### Exercise description:
Using the records that appear below, write out exactly the lines from the one with "Emit a LaTeX" through the one with "(0,0) rectangle (1162,3.5);", keeping both end lines.
● ● ●
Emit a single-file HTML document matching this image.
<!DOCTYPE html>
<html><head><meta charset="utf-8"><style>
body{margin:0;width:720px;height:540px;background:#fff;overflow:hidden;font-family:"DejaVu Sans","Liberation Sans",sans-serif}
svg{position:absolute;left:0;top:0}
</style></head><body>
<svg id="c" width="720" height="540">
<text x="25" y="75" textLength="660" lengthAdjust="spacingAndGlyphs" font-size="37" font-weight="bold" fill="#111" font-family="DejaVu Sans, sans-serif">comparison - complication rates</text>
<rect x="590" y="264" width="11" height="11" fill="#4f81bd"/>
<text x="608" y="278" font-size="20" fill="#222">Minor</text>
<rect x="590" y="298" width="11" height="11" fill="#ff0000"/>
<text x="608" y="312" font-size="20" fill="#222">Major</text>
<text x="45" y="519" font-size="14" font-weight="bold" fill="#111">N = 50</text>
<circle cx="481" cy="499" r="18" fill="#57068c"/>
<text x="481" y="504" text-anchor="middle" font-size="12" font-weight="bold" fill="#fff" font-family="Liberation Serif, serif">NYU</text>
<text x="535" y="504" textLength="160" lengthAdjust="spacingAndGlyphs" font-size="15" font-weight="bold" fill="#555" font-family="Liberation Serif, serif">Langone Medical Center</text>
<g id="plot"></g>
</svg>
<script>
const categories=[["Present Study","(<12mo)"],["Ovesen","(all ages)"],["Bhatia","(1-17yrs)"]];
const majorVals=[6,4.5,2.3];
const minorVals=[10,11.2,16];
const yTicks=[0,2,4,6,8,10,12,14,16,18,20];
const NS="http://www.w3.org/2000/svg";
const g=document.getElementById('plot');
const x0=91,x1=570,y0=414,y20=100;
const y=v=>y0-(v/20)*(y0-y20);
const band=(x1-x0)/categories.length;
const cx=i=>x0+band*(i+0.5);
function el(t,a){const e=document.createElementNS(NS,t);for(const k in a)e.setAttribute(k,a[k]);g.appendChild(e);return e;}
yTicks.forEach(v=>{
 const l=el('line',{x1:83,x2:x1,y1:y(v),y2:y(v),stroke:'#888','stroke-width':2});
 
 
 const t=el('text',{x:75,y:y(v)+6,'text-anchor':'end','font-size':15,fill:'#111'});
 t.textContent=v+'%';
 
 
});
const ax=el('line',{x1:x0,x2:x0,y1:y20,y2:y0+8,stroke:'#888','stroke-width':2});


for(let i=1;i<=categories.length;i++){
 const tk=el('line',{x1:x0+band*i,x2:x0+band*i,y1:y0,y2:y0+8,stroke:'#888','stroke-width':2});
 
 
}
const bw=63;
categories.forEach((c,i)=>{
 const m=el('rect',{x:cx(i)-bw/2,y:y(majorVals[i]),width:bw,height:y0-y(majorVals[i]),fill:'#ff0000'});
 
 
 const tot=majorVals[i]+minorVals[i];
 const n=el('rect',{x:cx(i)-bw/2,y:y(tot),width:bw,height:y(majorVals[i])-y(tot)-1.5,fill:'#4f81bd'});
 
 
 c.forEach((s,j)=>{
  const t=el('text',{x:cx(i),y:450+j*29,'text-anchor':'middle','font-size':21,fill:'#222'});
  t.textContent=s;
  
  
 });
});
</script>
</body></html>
● ● ●
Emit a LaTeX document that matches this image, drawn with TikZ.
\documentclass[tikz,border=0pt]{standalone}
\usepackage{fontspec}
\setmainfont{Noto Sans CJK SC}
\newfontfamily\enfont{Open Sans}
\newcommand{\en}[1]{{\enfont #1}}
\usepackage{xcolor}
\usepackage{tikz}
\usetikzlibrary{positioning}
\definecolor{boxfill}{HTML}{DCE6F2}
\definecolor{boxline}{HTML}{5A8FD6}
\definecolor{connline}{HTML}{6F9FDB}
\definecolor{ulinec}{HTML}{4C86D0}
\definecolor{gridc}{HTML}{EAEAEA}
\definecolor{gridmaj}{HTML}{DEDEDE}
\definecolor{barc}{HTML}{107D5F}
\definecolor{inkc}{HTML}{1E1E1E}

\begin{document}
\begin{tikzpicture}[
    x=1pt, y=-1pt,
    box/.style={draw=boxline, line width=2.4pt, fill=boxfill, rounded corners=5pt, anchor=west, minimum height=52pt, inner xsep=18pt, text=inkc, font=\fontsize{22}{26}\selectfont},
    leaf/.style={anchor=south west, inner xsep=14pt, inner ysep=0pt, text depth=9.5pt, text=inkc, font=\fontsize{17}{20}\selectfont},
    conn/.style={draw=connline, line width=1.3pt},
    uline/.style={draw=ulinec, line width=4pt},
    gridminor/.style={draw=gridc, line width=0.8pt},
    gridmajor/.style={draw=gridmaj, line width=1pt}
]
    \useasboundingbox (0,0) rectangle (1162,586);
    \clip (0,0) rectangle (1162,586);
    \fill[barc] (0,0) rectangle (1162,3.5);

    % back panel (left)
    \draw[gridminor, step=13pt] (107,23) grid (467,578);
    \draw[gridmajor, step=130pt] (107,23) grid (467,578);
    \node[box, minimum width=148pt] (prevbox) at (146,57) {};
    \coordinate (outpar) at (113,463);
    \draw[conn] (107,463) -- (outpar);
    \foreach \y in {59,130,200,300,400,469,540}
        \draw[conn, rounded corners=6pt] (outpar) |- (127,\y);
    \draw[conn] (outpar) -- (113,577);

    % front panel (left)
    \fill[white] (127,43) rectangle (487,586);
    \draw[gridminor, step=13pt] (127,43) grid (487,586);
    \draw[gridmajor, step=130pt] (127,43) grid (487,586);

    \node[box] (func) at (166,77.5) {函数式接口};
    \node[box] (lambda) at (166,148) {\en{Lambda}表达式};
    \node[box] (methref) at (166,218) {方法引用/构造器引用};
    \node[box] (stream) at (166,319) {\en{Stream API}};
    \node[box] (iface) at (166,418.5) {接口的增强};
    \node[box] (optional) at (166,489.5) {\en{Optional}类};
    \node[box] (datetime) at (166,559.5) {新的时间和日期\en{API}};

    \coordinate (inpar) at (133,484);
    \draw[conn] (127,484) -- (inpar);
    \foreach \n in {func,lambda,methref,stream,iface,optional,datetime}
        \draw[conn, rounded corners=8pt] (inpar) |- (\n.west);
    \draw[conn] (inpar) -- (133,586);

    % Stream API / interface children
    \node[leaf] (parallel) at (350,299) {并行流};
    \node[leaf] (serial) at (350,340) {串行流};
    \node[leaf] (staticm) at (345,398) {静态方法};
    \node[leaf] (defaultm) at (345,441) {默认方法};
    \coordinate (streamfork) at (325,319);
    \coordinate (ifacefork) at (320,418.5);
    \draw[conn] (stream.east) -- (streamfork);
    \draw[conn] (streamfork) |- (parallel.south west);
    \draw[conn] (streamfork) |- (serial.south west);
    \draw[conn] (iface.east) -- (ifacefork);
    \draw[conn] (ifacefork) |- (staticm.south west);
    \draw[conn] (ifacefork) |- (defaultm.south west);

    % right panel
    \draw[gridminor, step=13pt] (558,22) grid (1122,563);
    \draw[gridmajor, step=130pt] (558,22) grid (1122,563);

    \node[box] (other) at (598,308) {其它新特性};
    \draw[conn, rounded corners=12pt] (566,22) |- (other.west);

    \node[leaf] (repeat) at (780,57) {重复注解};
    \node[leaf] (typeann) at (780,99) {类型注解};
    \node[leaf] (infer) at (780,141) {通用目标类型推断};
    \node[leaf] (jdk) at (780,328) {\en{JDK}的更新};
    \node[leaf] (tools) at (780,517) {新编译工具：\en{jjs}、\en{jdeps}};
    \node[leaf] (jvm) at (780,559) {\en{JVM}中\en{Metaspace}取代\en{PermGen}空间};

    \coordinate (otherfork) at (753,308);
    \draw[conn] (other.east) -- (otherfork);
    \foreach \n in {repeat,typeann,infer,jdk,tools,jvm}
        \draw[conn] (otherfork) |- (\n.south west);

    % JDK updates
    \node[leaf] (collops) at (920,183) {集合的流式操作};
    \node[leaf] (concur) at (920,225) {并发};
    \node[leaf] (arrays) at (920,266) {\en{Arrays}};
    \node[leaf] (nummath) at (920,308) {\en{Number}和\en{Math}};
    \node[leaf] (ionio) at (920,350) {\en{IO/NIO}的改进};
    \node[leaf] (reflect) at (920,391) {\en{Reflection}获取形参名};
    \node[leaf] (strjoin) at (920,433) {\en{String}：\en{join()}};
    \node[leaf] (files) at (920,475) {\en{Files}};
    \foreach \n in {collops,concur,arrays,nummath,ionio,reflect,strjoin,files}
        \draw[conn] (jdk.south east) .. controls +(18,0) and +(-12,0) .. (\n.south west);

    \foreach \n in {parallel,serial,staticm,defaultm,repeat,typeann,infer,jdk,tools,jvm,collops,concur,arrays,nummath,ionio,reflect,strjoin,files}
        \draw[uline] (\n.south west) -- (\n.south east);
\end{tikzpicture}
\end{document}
● ● ●
### Reply to the task:
Emit a LaTeX document that matches this image, drawn with TikZ.
\documentclass[tikz,border=0pt]{standalone}
\usepackage{fontspec}
\setmainfont{Noto Sans CJK SC}
\newfontfamily\enfont{Open Sans}
\newcommand{\en}[1]{{\enfont #1}}
\usepackage{xcolor}
\usepackage{tikz}
\usetikzlibrary{positioning}
\definecolor{boxfill}{HTML}{DCE6F2}
\definecolor{boxline}{HTML}{5A8FD6}
\definecolor{connline}{HTML}{6F9FDB}
\definecolor{ulinec}{HTML}{4C86D0}
\definecolor{gridc}{HTML}{EAEAEA}
\definecolor{gridmaj}{HTML}{DEDEDE}
\definecolor{barc}{HTML}{107D5F}
\definecolor{inkc}{HTML}{1E1E1E}

\begin{document}
\begin{tikzpicture}[
    x=1pt, y=-1pt,
    box/.style={draw=boxline, line width=2.4pt, fill=boxfill, rounded corners=5pt, anchor=west, minimum height=52pt, inner xsep=18pt, text=inkc, font=\fontsize{22}{26}\selectfont},
    leaf/.style={anchor=south west, inner xsep=14pt, inner ysep=0pt, text depth=9.5pt, text=inkc, font=\fontsize{17}{20}\selectfont},
    conn/.style={draw=connline, line width=1.3pt},
    uline/.style={draw=ulinec, line width=4pt},
    gridminor/.style={draw=gridc, line width=0.8pt},
    gridmajor/.style={draw=gridmaj, line width=1pt}
]
    \useasboundingbox (0,0) rectangle (1162,586);
    \clip (0,0) rectangle (1162,586);
    \fill[barc] (0,0) rectangle (1162,3.5);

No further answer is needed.